踊る若者たち

前回、ハロウィンに見た日本人の秘めたる<祭り気質>を書き記した。

日本人は教え込まれたその規律によって、『静』の状態を保っているが
結局は心のどこかにタガを外したい欲望を抱え込んでいるのだ。


本田翼さんの出演する「LINEモバイル」のコマーシャルを目にした方は多いだろう。


ザ・ドリフターズの「いい湯だな」のカバーソングをBGMに踊るというものだ。


背景はコンテンツのイメージカラーである緑一色。横に2Dのキャラクターがいるだけで余計な手は加えていない。



つまりこのCM、”ダンス”の一本勝負なのである。
(当然そこに本田翼さんの美しさという要素が内包されているのだが)


いかようにでも工夫できてしまう時代において、なぜこのCMが出来上がったのか。



「TikTok」というコミュニケーションサービスがある。


短い尺の動画に音楽などの簡単な加工を施し、インターネット上で共有するというものだ。


登録はせずとも、WEB広告で一度はその内容を目にしたことはあるはずだ。


数秒、おろか数コマで人気コンテンツができてしまうその手軽さには驚くばかりだが、中身として重要視されるのは”動きのキレ”つまるところ”ダンス”である。


ポップな表情、ひょうきんな動き、そこに乗っかるBGMによる演出が、いま若い世代に受けているということだ。

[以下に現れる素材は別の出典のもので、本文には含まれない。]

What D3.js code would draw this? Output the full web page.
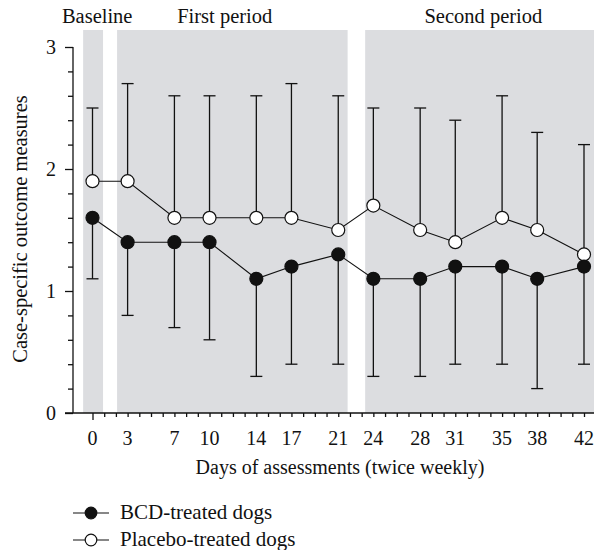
<!DOCTYPE html>
<html>
<head>
<meta charset="utf-8">
<script src="https://cdn.jsdelivr.net/npm/d3@7"></script>
<style>
  body { margin: 0; background: #fff; }
  text { font-family: "Liberation Serif", "Times New Roman", serif; fill: #111; }
</style>
</head>
<body>
<svg id="chart" width="594" height="550"></svg>
<script>
// assessment days and group values (mean, error bar end)
var days = [0, 3, 7, 10, 14, 17, 21, 24, 28, 31, 35, 38, 42];
var bcdMean = [1.6, 1.4, 1.4, 1.4, 1.1, 1.2, 1.3, 1.1, 1.1, 1.2, 1.2, 1.1, 1.2];
var bcdLow = [1.1, 0.8, 0.7, 0.6, 0.3, 0.4, 0.4, 0.3, 0.3, 0.4, 0.4, 0.2, 0.4];
var placeboMean = [1.9, 1.9, 1.6, 1.6, 1.6, 1.6, 1.5, 1.7, 1.5, 1.4, 1.6, 1.5, 1.3];
var placeboHigh = [2.5, 2.7, 2.6, 2.6, 2.6, 2.7, 2.6, 2.5, 2.5, 2.4, 2.6, 2.3, 2.2];

// shaded study periods (in days)
var periodNames = ["Baseline", "First period", "Second period"];
var periodStart = [-0.8, 2.1, 23.3];
var periodEnd = [0.9, 21.8, 43.7];
var periodLabelDay = [0.4, 11.3, 33.4];

var svg = d3.select("#chart");

var x = d3.scaleLinear().domain([0, 42]).range([92.5, 584]);
var y = d3.scaleLinear().domain([0, 3]).range([413, 47]);

var bandTop = 30;
var fontSize = "20px";

// grey period bands
svg.selectAll("rect.band")
    .data(periodNames)
    .enter()
    .append("rect")
        .attr("class", "band")
        .attr("x", function(d, i){ return x(periodStart[i]) })
        .attr("width", function(d, i){ return x(periodEnd[i]) - x(periodStart[i]) })
        .attr("y", bandTop)
        .attr("height", y(0) - bandTop)
        .style("fill", "#dcdde0")

svg.selectAll("text.period")
    .data(periodNames)
    .enter()
    .append("text")
        .attr("class", "period")
        .attr("x", function(d, i){ return x(periodLabelDay[i]) })
        .attr("y", 23)
        .attr("text-anchor", "middle")
        .style("font-size", "20.5px")
        .text(function(d){ return d })

// y axis
var yAxis = d3.axisLeft(y)
    .tickValues(d3.range(0, 3.01, 0.2))
    .tickSize(5)
    .tickFormat("")
    .tickSizeOuter(0);
var yg = svg.append("g").attr("transform", "translate(73,0)").call(yAxis);
yg.selectAll(".tick line").attr("x2", function(d){ return Math.abs(d - Math.round(d)) < 0.01 ? -8 : -5 });
yg.selectAll(".tick")
    .filter(function(d){ return Math.abs(d - Math.round(d)) < 0.01 })
    .append("text")
        .attr("x", -17)
        .attr("dy", "0.34em")
        .attr("text-anchor", "end")
        .style("font-size", fontSize)
        .style("font-family", "Liberation Serif, serif")
        .attr("fill", "#111")
        .text(function(d){ return d3.format("d")(d) })
yg.select(".domain").remove();
yg.append("line").attr("x1", 0).attr("x2", 0).attr("y1", y(3)).attr("y2", y(0));
yg.selectAll("line").attr("stroke", "#111").attr("stroke-width", 1.3);

// x axis (tick every day)
var xAxis = d3.axisBottom(x)
    .tickValues(d3.range(0, 44))
    .tickSize(4)
    .tickFormat("")
    .tickSizeOuter(0);
var xg = svg.append("g").attr("transform", "translate(0," + y(0) + ")").call(xAxis);
xg.selectAll(".tick line").attr("y2", function(d){ return d === 0 ? 7 : 4 });
xg.select(".domain").remove();
xg.append("line").attr("x1", 65).attr("x2", 594).attr("y1", 0).attr("y2", 0);
xg.selectAll("line").attr("stroke", "#111").attr("stroke-width", 1.3);

svg.selectAll("text.xlab")
    .data(days)
    .enter()
    .append("text")
        .attr("class", "xlab")
        .attr("x", function(d){ return x(d) })
        .attr("y", 445)
        .attr("text-anchor", "middle")
        .style("font-size", fontSize)
        .text(function(d){ return d })

svg.append("text")
    .attr("x", 340)
    .attr("y", 474)
    .attr("text-anchor", "middle")
    .style("font-size", fontSize)
    .text("Days of assessments (twice weekly)")

svg.append("text")
    .attr("transform", "translate(27,229) rotate(-90)")
    .attr("text-anchor", "middle")
    .style("font-size", "20.5px")
    .text("Case-specific outcome measures")

// error bars
function errorBars(ends, means) {
    var g = svg.append("g").attr("stroke", "#111").attr("stroke-width", 1.3);
    g.selectAll("line.stem")
        .data(days)
        .enter()
        .append("line")
            .attr("x1", function(d){ return x(d) })
            .attr("x2", function(d){ return x(d) })
            .attr("y1", function(d, i){ return y(means[i]) })
            .attr("y2", function(d, i){ return y(ends[i]) })
    g.selectAll("line.cap")
        .data(days)
        .enter()
        .append("line")
            .attr("x1", function(d){ return x(d) - 6 })
            .attr("x2", function(d){ return x(d) + 6 })
            .attr("y1", function(d, i){ return y(ends[i]) })
            .attr("y2", function(d, i){ return y(ends[i]) })
}
errorBars(placeboHigh, placeboMean);
errorBars(bcdLow, bcdMean);

var line = d3.line()
    .x(function(d){ return x(d[0]) })
    .y(function(d){ return y(d[1]) });

function series(means, fill) {
    var pts = days.map(function(d, i){ return [d, means[i]] });
    svg.append("path")
        .datum(pts)
        .attr("d", line)
        .attr("fill", "none")
        .attr("stroke", "#111")
        .attr("stroke-width", 1.1)
    svg.append("g").selectAll("circle")
        .data(pts)
        .enter()
        .append("circle")
            .attr("cx", function(d){ return x(d[0]) })
            .attr("cy", function(d){ return y(d[1]) })
            .attr("r", 6.5)
            .attr("fill", fill)
            .attr("stroke", "#111")
            .attr("stroke-width", 1.2)
}
series(placeboMean, "#fff");
series(bcdMean, "#111");

// legend
var legendKeys = ["BCD-treated dogs", "Placebo-treated dogs"];
var legendFill = ["#111", "#fff"];
var legend = svg.append("g");
legend.selectAll("line")
    .data(legendKeys)
    .enter()
    .append("line")
        .attr("x1", 73)
        .attr("x2", 109)
        .attr("y1", function(d, i){ return 513 + i * 27 })
        .attr("y2", function(d, i){ return 513 + i * 27 })
        .attr("stroke", "#111")
        .attr("stroke-width", 1.2)
legend.selectAll("circle")
    .data(legendKeys)
    .enter()
    .append("circle")
        .attr("cx", 91)
        .attr("cy", function(d, i){ return 513 + i * 27 })
        .attr("r", 5.8)
        .attr("fill", function(d, i){ return legendFill[i] })
        .attr("stroke", "#111")
        .attr("stroke-width", 1.2)
legend.selectAll("text")
    .data(legendKeys)
    .enter()
    .append("text")
        .attr("x", 120)
        .attr("y", function(d, i){ return 519 + i * 27 })
        .style("font-size", "21px")
        .text(function(d){ return d })
</script>
</body>
</html>
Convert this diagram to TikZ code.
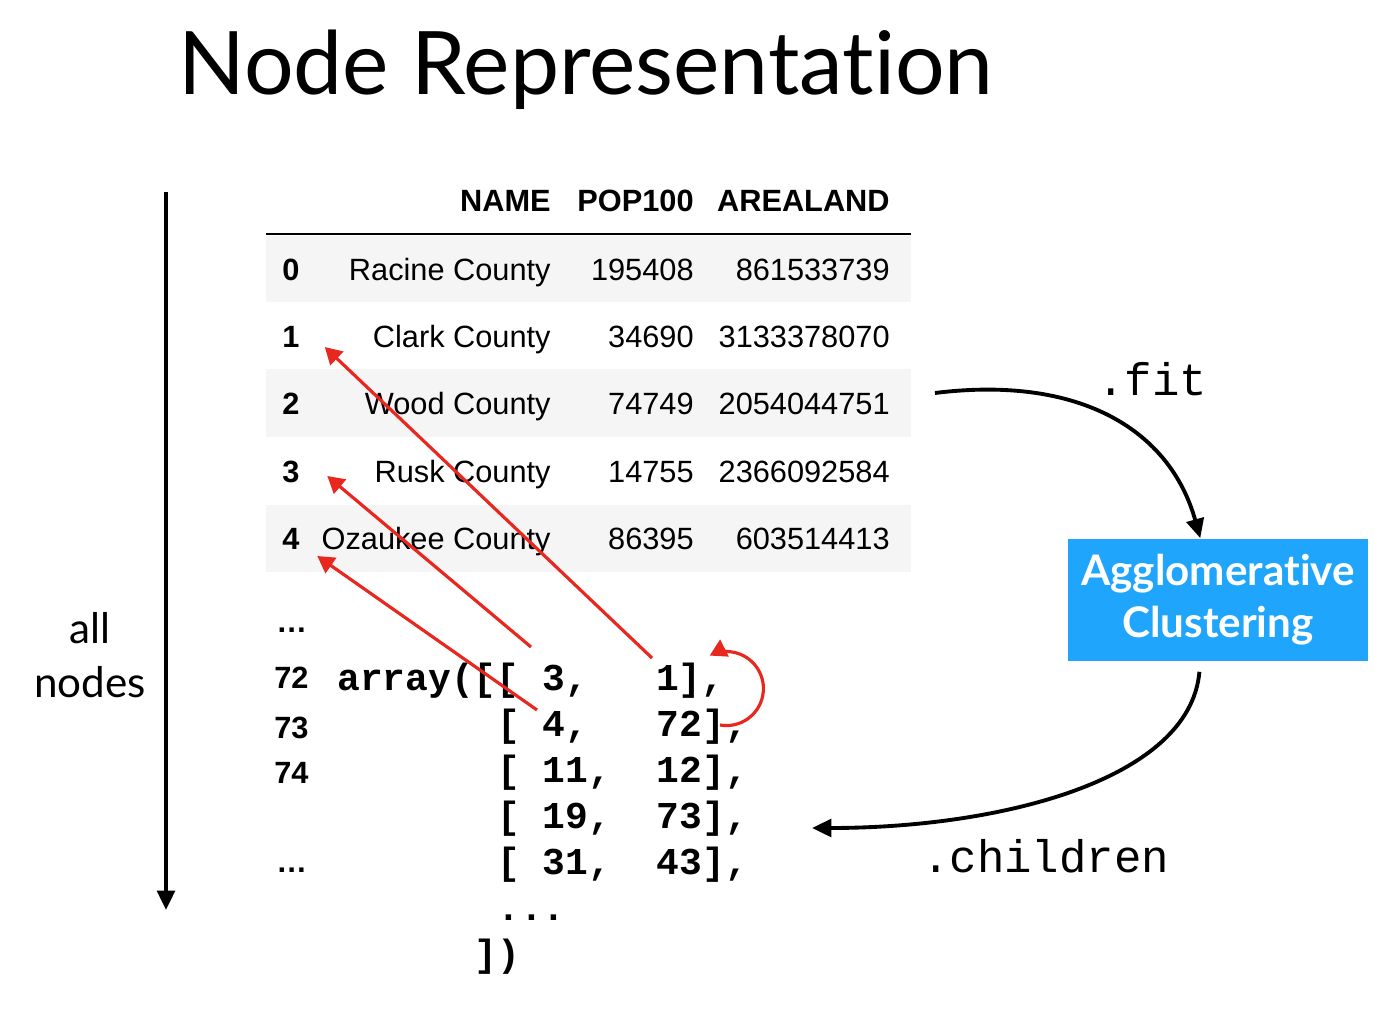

これは上記の「LINEモバイル」のCMにも言えることだ。

CMの中での踊りは非常に簡易的で、決して前衛的なものではない。

本田翼さんの表情、そして踊りがコンテンツたらしめているのだ。


中学校の教育において、ダンスが必修になって6年が経つ。

踊るという行為は身近になり、それが現在の「TikTok」の流行に繋がっているのではないだろうか。


そしてハロウィンの定着。

いずれも『動』の表現である。

バブル期に一世を風靡したジュリアナ東京が復活するというニュースも先日目にした。

日本人はやっぱり踊りたい人種なのである。